WHAT IS BEING ASKED:
Copy all the material that follows, keeping every character the same.
-------- COLLECTED DATA
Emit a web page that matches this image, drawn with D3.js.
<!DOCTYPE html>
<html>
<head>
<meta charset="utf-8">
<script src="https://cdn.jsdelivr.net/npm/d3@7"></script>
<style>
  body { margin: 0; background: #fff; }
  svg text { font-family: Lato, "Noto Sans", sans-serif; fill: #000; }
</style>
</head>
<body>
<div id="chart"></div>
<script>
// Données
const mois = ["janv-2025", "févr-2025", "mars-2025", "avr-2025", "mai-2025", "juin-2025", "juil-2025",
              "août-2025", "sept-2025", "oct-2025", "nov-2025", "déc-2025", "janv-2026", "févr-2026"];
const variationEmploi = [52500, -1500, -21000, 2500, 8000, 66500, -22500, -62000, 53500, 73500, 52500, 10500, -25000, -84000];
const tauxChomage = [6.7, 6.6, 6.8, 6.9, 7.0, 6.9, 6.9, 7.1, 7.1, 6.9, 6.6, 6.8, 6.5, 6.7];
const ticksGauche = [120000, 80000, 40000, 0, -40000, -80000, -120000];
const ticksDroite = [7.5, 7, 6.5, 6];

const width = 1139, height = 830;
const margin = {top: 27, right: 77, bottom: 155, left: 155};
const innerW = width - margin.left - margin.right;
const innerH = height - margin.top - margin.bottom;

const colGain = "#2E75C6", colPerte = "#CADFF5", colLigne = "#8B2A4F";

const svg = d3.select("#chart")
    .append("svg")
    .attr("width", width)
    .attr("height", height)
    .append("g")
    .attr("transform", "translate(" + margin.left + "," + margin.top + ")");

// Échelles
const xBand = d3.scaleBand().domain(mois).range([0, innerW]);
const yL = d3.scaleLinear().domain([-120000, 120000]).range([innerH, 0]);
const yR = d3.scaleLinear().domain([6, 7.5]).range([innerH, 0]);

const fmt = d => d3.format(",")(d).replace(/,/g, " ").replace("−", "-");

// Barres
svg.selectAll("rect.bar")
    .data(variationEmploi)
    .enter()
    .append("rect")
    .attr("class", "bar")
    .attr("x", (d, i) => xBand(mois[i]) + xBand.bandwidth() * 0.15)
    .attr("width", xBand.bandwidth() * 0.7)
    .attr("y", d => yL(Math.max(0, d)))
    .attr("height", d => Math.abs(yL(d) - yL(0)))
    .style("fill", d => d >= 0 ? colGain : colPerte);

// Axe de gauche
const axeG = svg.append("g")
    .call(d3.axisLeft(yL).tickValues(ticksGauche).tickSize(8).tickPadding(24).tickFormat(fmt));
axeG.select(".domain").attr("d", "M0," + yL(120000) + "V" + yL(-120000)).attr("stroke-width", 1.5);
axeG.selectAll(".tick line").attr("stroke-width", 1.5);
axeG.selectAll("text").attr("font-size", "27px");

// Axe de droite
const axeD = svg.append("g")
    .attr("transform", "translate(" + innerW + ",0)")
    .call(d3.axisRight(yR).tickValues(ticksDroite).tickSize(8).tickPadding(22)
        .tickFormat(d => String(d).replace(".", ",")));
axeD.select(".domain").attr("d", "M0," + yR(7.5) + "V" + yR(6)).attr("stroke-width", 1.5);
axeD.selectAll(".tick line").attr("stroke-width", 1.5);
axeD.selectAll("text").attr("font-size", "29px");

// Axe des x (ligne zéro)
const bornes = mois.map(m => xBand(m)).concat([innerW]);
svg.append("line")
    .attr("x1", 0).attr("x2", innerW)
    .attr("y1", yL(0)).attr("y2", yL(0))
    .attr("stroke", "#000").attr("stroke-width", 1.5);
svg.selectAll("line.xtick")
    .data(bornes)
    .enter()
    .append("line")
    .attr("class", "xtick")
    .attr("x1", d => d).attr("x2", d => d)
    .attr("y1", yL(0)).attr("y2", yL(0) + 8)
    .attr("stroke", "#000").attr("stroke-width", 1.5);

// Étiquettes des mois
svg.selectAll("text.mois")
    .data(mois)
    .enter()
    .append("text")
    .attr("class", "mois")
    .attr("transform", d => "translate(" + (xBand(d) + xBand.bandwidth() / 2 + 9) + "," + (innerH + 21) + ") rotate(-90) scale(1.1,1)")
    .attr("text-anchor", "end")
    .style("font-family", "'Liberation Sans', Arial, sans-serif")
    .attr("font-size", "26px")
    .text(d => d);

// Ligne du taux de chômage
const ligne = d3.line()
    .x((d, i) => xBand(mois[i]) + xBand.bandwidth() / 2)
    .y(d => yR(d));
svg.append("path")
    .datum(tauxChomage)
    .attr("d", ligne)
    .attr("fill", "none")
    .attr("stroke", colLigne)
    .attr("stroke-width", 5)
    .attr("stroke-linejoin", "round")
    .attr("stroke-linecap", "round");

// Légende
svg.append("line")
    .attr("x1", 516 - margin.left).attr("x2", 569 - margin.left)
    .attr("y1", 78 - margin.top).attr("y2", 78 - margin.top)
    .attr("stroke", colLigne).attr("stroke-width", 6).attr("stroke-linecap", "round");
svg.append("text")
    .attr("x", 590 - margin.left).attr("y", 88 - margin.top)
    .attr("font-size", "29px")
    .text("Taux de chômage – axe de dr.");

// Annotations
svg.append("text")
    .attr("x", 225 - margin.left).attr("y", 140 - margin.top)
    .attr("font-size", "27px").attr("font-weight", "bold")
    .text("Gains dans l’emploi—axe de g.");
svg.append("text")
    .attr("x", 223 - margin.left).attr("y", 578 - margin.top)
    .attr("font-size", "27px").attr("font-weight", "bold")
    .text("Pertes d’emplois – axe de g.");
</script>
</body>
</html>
----------------
TASK OUTPUT:
Emit a web page that matches this image, drawn with D3.js.
<!DOCTYPE html>
<html>
<head>
<meta charset="utf-8">
<script src="https://cdn.jsdelivr.net/npm/d3@7"></script>
<style>
  body { margin: 0; background: #fff; }
  svg text { font-family: Lato, "Noto Sans", sans-serif; fill: #000; }
</style>
</head>
<body>
<div id="chart"></div>
<script>
// Données
const mois = ["janv-2025", "févr-2025", "mars-2025", "avr-2025", "mai-2025", "juin-2025", "juil-2025",
              "août-2025", "sept-2025", "oct-2025", "nov-2025", "déc-2025", "janv-2026", "févr-2026"];
const variationEmploi = [52500, -1500, -21000, 2500, 8000, 66500, -22500, -62000, 53500, 73500, 52500, 10500, -25000, -84000];
const tauxChomage = [6.7, 6.6, 6.8, 6.9, 7.0, 6.9, 6.9, 7.1, 7.1, 6.9, 6.6, 6.8, 6.5, 6.7];
const ticksGauche = [120000, 80000, 40000, 0, -40000, -80000, -120000];
const ticksDroite = [7.5, 7, 6.5, 6];

const width = 1139, height = 830;
const margin = {top: 27, right: 77, bottom: 155, left: 155};
const innerW = width - margin.left - margin.right;
const innerH = height - margin.top - margin.bottom;

const colGain = "#2E75C6", colPerte = "#CADFF5", colLigne = "#8B2A4F";

const svg = d3.select("#chart")
    .append("svg")
    .attr("width", width)
    .attr("height", height)
    .append("g")
    .attr("transform", "translate(" + margin.left + "," + margin.top + ")");

// Échelles
const xBand = d3.scaleBand().domain(mois).range([0, innerW]);
const yL = d3.scaleLinear().domain([-120000, 120000]).range([innerH, 0]);
const yR = d3.scaleLinear().domain([6, 7.5]).range([innerH, 0]);

const fmt = d => d3.format(",")(d).replace(/,/g, " ").replace("−", "-");

// Barres
svg.selectAll("rect.bar")
    .data(variationEmploi)
    .enter()
    .append("rect")
    .attr("class", "bar")
    .attr("x", (d, i) => xBand(mois[i]) + xBand.bandwidth() * 0.15)
    .attr("width", xBand.bandwidth() * 0.7)
    .attr("y", d => yL(Math.max(0, d)))
    .attr("height", d => Math.abs(yL(d) - yL(0)))
    .style("fill", d => d >= 0 ? colGain : colPerte);

// Axe de gauche
const axeG = svg.append("g")
    .call(d3.axisLeft(yL).tickValues(ticksGauche).tickSize(8).tickPadding(24).tickFormat(fmt));
axeG.select(".domain").attr("d", "M0," + yL(120000) + "V" + yL(-120000)).attr("stroke-width", 1.5);
axeG.selectAll(".tick line").attr("stroke-width", 1.5);
axeG.selectAll("text").attr("font-size", "27px");

// Axe de droite
const axeD = svg.append("g")
    .attr("transform", "translate(" + innerW + ",0)")
    .call(d3.axisRight(yR).tickValues(ticksDroite).tickSize(8).tickPadding(22)
        .tickFormat(d => String(d).replace(".", ",")));
axeD.select(".domain").attr("d", "M0," + yR(7.5) + "V" + yR(6)).attr("stroke-width", 1.5);
axeD.selectAll(".tick line").attr("stroke-width", 1.5);
axeD.selectAll("text").attr("font-size", "29px");

// Axe des x (ligne zéro)
const bornes = mois.map(m => xBand(m)).concat([innerW]);
svg.append("line")
    .attr("x1", 0).attr("x2", innerW)
    .attr("y1", yL(0)).attr("y2", yL(0))
    .attr("stroke", "#000").attr("stroke-width", 1.5);
svg.selectAll("line.xtick")
    .data(bornes)
    .enter()
    .append("line")
    .attr("class", "xtick")
    .attr("x1", d => d).attr("x2", d => d)
    .attr("y1", yL(0)).attr("y2", yL(0) + 8)
    .attr("stroke", "#000").attr("stroke-width", 1.5);

// Étiquettes des mois
svg.selectAll("text.mois")
    .data(mois)
    .enter()
    .append("text")
    .attr("class", "mois")
    .attr("transform", d => "translate(" + (xBand(d) + xBand.bandwidth() / 2 + 9) + "," + (innerH + 21) + ") rotate(-90) scale(1.1,1)")
    .attr("text-anchor", "end")
    .style("font-family", "'Liberation Sans', Arial, sans-serif")
    .attr("font-size", "26px")
    .text(d => d);

// Ligne du taux de chômage
const ligne = d3.line()
    .x((d, i) => xBand(mois[i]) + xBand.bandwidth() / 2)
    .y(d => yR(d));
svg.append("path")
    .datum(tauxChomage)
    .attr("d", ligne)
    .attr("fill", "none")
    .attr("stroke", colLigne)
    .attr("stroke-width", 5)
    .attr("stroke-linejoin", "round")
    .attr("stroke-linecap", "round");

// Légende
svg.append("line")
    .attr("x1", 516 - margin.left).attr("x2", 569 - margin.left)
    .attr("y1", 78 - margin.top).attr("y2", 78 - margin.top)
    .attr("stroke", colLigne).attr("stroke-width", 6).attr("stroke-linecap", "round");
svg.append("text")
    .attr("x", 590 - margin.left).attr("y", 88 - margin.top)
    .attr("font-size", "29px")
    .text("Taux de chômage – axe de dr.");

// Annotations
svg.append("text")
    .attr("x", 225 - margin.left).attr("y", 140 - margin.top)
    .attr("font-size", "27px").attr("font-weight", "bold")
    .text("Gains dans l’emploi—axe de g.");
svg.append("text")
    .attr("x", 223 - margin.left).attr("y", 578 - margin.top)
    .attr("font-size", "27px").attr("font-weight", "bold")
    .text("Pertes d’emplois – axe de g.");
</script>
</body>
</html>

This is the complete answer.